Key point. Google's crawlers visit product pages multiple times across different days. Any urgency element that shows the same value on every visit is a red flag. A real countdown ends. Real low-stock inventory changes.
These are timers that count down to zero and then restart from the original value, or that are reset by a JavaScript cookie clear. They appear on product pages or cart pages and claim a deal expires in "3:47:22" every time a visitor arrives. Google's crawlers visit the same URL on multiple days and immediately detect that the remaining time has not decreased as expected.
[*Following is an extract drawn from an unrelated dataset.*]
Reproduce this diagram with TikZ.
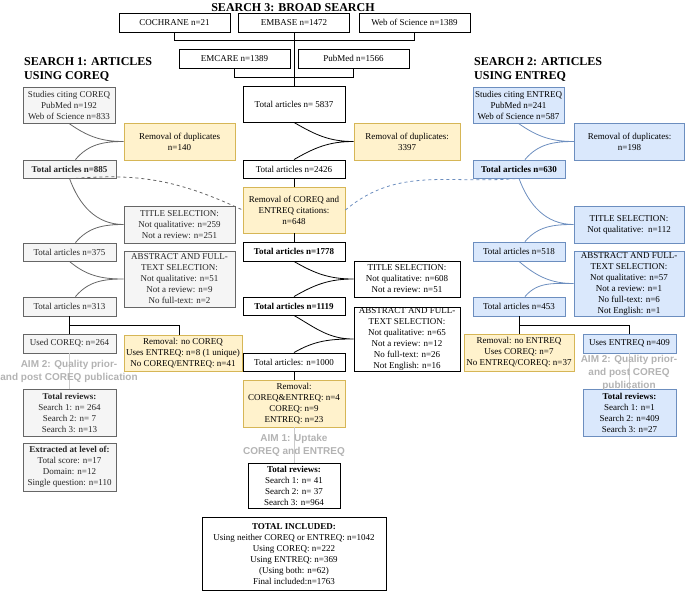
\documentclass[tikz,border=0pt]{standalone}
\usepackage{fontspec}
\setmainfont{Liberation Serif}
\newfontfamily\aimfont{Liberation Sans}
\definecolor{grayfill}{HTML}{F5F5F5}
\definecolor{graydraw}{HTML}{666666}
\definecolor{yelfill}{HTML}{FFF2CC}
\definecolor{yeldraw}{HTML}{D6B656}
\definecolor{bluefill}{HTML}{DAE8FC}
\definecolor{bluedraw}{HTML}{6C8EBF}
\definecolor{aimgray}{HTML}{B3B3B3}
\tikzset{
  box/.style={draw,line width=0.9pt,align=center,inner sep=0pt,font=\fontsize{9}{11}\selectfont},
  plainbox/.style={box,draw=black,fill=white},
  graybox/.style={box,draw=graydraw,fill=grayfill,text=black!85},
  yelbox/.style={box,draw=yeldraw,fill=yelfill},
  bluebox/.style={box,draw=bluedraw,fill=bluefill},
  sz/.style 2 args={minimum width=#1pt,minimum height=#2pt},
  heading/.style={align=left,inner sep=0pt,font=\bfseries\fontsize{12}{14}\selectfont},
  aim/.style={align=center,inner sep=0pt,text=aimgray,font=\aimfont\bfseries\fontsize{10}{13}\selectfont},
  linkL/.style={draw=graydraw,line width=0.8pt},
  linkC/.style={draw=black,line width=0.8pt},
  linkR/.style={draw=bluedraw,line width=0.8pt},
  aimline/.style={draw=black!20,line width=0.8pt}
}
\begin{document}
\begin{tikzpicture}[x=1pt,y=1pt]
\useasboundingbox (0,0) rectangle (685,-592);
% search 3
\node[heading] (s3title) at (293,-7.5) {SEARCH 3: BROAD SEARCH};
\node[plainbox,sz={111}{19}] (cochrane) at (174.5,-22.5) {COCHRANE n=21};
\node[plainbox,sz={111}{19}] (embase) at (294,-22.5) {EMBASE n=1472};
\node[plainbox,sz={111}{19}] (wos) at (414.5,-22.5) {Web of Science n=1389};
\node[plainbox,sz={111}{19}] (emcare) at (234.5,-58.5) {EMCARE n=1389};
\node[plainbox,sz={111}{19}] (pubmed) at (353.5,-58.5) {PubMed n=1566};
\node[plainbox,sz={102}{36}] (tot5837) at (294,-104) {Total articles n= 5837};
\node[yelbox,sz={106}{37}] (dup3397) at (407,-141.5) {Removal of duplicates:\\3397};
\node[plainbox,sz={102}{18}] (tot2426) at (294,-169) {Total articles n=2426};
\node[yelbox,sz={102}{46}] (citerem) at (294,-210) {Removal of COREQ and\\ENTREQ citations:\\n=648};
\node[plainbox,sz={102}{19}] (tot1778) at (294,-251.5) {\textbf{Total articles n=1778}};
\node[plainbox,sz={106}{36}] (titleC) at (407,-279) {TITLE SELECTION:\\Not qualitative: n=608\\Not a review: n=51};
\node[plainbox,sz={102}{18}] (tot1119) at (294,-306) {\textbf{Total articles n=1119}};
\node[plainbox,sz={106}{64}] (absC) at (407,-339) {ABSTRACT AND FULL-\\TEXT SELECTION:\\Not qualitative: n=65\\Not a review: n=12\\No full-text: n=26\\Not English: n=16};
\node[plainbox,sz={102}{18}] (tot1000) at (294,-362) {Total articles: n=1000};
\node[yelbox,sz={102}{47}] (remC) at (294,-403.5) {Removal:\\COREQ\&ENTREQ: n=4\\COREQ: n=9\\ENTREQ: n=23};
\node[plainbox,sz={92}{45}] (revC) at (294,-485.5) {\textbf{Total reviews:}\\Search 1: n= 41\\Search 2: n= 37\\Search 3: n=964};
\node[plainbox,sz={184}{73}] (included) at (294,-554) {\textbf{TOTAL INCLUDED:}\\Using neither COREQ or ENTREQ: n=1042\\Using COREQ: n=222\\Using ENTREQ: n=369\\(Using both: n=62)\\Final included:n=1763};
% search 1
\node[heading,anchor=west] (s1title) at (24,-69) {SEARCH 1: ARTICLES\\USING COREQ};
\node[graybox,sz={92}{36}] (citecoreq) at (69,-105) {Studies citing COREQ\\PubMed n=192\\Web of Science n=833};
\node[yelbox,sz={111}{37}] (dup140) at (179.5,-141.5) {Removal of duplicates\\n=140};
\node[graybox,sz={93}{18}] (tot885) at (69.5,-169) {\textbf{Total articles n=885}};
\node[graybox,sz={111}{37}] (titleL) at (179.5,-224.5) {TITLE SELECTION:\\Not qualitative: n=259\\Not a review: n=251};
\node[graybox,sz={93}{18}] (tot375) at (69.5,-252) {Total articles n=375};
\node[graybox,sz={111}{56}] (absL) at (179.5,-279) {ABSTRACT AND FULL-\\TEXT SELECTION:\\Not qualitative: n=51\\Not a review: n=9\\No full-text: n=2};
\node[graybox,sz={93}{19}] (tot313) at (69.5,-306.5) {Total articles n=313};
\node[graybox,sz={93}{19}] (usedcoreq) at (69.5,-343.5) {Used COREQ: n=264};
\node[yelbox,sz={118}{36}] (nocoreq) at (183,-353) {Removal: no COREQ\\Uses ENTREQ: n=8 (1 unique)\\No COREQ/ENTREQ: n=41};
\node[graybox,sz={93}{47}] (revL) at (69.5,-412.5) {\textbf{Total reviews:}\\Search 1: n= 264\\Search 2: n= 7\\Search 3: n=13};
\node[graybox,sz={93}{48}] (extract) at (69.5,-467) {\textbf{Extracted at level of:}\\Total score: n=17\\Domain: n=12\\Single question: n=110};
% search 2
\node[heading,anchor=west] (s2title) at (474,-69) {SEARCH 2: ARTICLES\\USING ENTREQ};
\node[bluebox,sz={91}{36}] (citeentreq) at (518.5,-105) {Studies citing ENTREQ\\PubMed n=241\\Web of Science n=587};
\node[bluebox,sz={110}{37}] (dup198) at (629.5,-141.5) {Removal of duplicates:\\n=198};
\node[bluebox,sz={92}{18}] (tot630) at (519,-169) {\textbf{Total articles n=630}};
\node[bluebox,sz={110}{37}] (titleR) at (629,-224.5) {TITLE SELECTION:\\Not qualitative:\ \ n=112};
\node[bluebox,sz={92}{19}] (tot518) at (519,-251.5) {Total articles n=518};
\node[bluebox,sz={110}{65}] (absR) at (629,-283.5) {ABSTRACT AND FULL-\\TEXT SELECTION:\\Not qualitative: n=57\\Not a review: n=1\\No full-text: n=6\\Not English: n=1};
\node[bluebox,sz={92}{19}] (tot453) at (519,-306.5) {Total articles n=453};
\node[yelbox,sz={110}{37}] (noentreq) at (519,-352.5) {Removal: no ENTREQ\\Uses COREQ: n=7\\No ENTREQ/COREQ: n=37};
\node[bluebox,sz={93}{19}] (usesentreq) at (629.5,-343.5) {Uses ENTREQ n=409};
\node[bluebox,sz={93}{47}] (revR) at (629.5,-412.5) {\textbf{Total reviews:}\\Search 1: n=1\\Search 2: n=409\\Search 3: n=27};
% brackets and trunk
\draw[linkC] (cochrane.south) -- ++(0,-8) -| (wos.south);
\draw[linkC] (emcare.south) -- ++(0,-9) -| (pubmed.south);
\draw[linkC] (embase.south) -- (tot5837.north);
\draw[linkC] (tot5837.south) to[out=-30,in=180] (dup3397.west) to[out=180,in=30] (tot2426.north);
\draw[linkC] (tot2426) -- (citerem);
\draw[linkC] (citerem) -- (tot1778);
\draw[linkC] (tot1778.south) to[out=-30,in=180] (titleC.west) to[out=180,in=30] (tot1119.north);
\draw[linkC] (tot1119.south) to[out=-30,in=180] (absC.west) to[out=180,in=30] (tot1000.north);
\draw[linkC] (tot1000) -- (remC);
% left curves
\draw[linkL] (citecoreq.south) to[out=-35,in=180] (dup140.west) to[out=180,in=50] ([xshift=6pt]tot885.north);
\draw[linkL] (tot885.south) to[out=-70,in=180] (titleL.west) to[out=180,in=50] ([xshift=6pt]tot375.north);
\draw[linkL] (tot375.south) to[out=-40,in=180] (absL.west) to[out=180,in=50] ([xshift=6pt]tot313.north);
% right curves
\draw[linkR] (citeentreq.south) to[out=-35,in=180] (dup198.west) to[out=180,in=50] ([xshift=6pt]tot630.north);
\draw[linkR] (tot630.south) to[out=-70,in=180] (titleR.west) to[out=180,in=50] ([xshift=6pt]tot518.north);
\draw[linkR] (tot518.south) to[out=-40,in=180] (absR.west) to[out=180,in=50] ([xshift=6pt]tot453.north);
% dashed links to citation removal
\draw[linkL,dashed] ([xshift=6pt]tot885.south) to[out=5,in=155] (citerem.west);
\draw[linkR,dashed] (citerem.east) to[out=40,in=185] ([xshift=-2pt]tot630.south);
% splits
\coordinate (splitL) at (69.5,-325);
\coordinate (splitR) at (519,-325);
\draw[linkC] (tot313) -- (usedcoreq);
\draw[linkC] (splitL) -| ([xshift=-4pt]nocoreq.north);
\draw[linkC] (tot453) -- (noentreq);
\draw[linkC] (splitR) -| (usesentreq.north);
% aims
\draw[aimline] (usedcoreq) -- (revL);
\draw[aimline] (remC) -- (revC);
\draw[aimline] (usesentreq) -- (revR);
\node[aim] (aim2L) at (69,-371.5) {AIM 2: Quality prior-\\and post COREQ publication};
\node[aim] (aim1) at (294,-445) {AIM 1: Uptake\\COREQ and ENTREQ};
\node[aim] (aim2R) at (629,-372.5) {AIM 2: Quality prior-\\and post COREQ\\publication};
\end{tikzpicture}
\end{document}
Phrases like "Only 3 left!" or "Low inventory, order soon" that are hardcoded into your theme or product template rather than driven by your real inventory system are a clear violation. If your warehouse has 400 units but your product page always says "Only 3 left," Google considers that misrepresentation. The stock signal must be connected to your live inventory data and must update accurately.
A banner that reads "Summer Sale Ends Sunday!" placed on your storefront and never removed is fake urgency. Google cross-references these with its crawl history. If your homepage showed a "Sale ends in 48 hours" banner in March and the same banner appears in June, this signals deception. Sales must have real end dates and must actually end.
Plugins that display messages like "12 people are viewing this right now" or "Sold 37 times in the last hour" using fabricated or randomized numbers rather than real session data fall under the fake urgency policy. Google's 2025 policy update explicitly named social proof manipulation as a misrepresentation trigger.
Start with a crawl check. Open your most popular product pages in an incognito browser window and note every urgency element: timers, stock warnings, sale badges, viewer counts. Write down the exact value each element shows. Then clear cookies, wait 24 hours, and revisit the same pages. If any urgency element shows the exact same value as before, it is almost certainly a fake signal.
Next, check your theme code and any installed apps. Search your Shopify or WooCommerce theme files for terms like "countdown," "urgency," "scarcity," "fake-stock," and "social-proof." Several popular conversion-optimization plugins generate fake signals by default. These must be uninstalled or reconfigured to use real data before you appeal.
Finally, compare your shopping feed data against your product page presentation. If your feed price shows a "sale price" with an advertised "original price," make sure that original price reflects a genuine price you actually charged for a real period of time, not a made-up reference price. Inflated original prices used only to make the discount look larger are also considered fake urgency.
Our audit tool scans your product pages and shopping feed for all known fake urgency patterns, including timer scripts, static stock labels, and fabricated social proof popups.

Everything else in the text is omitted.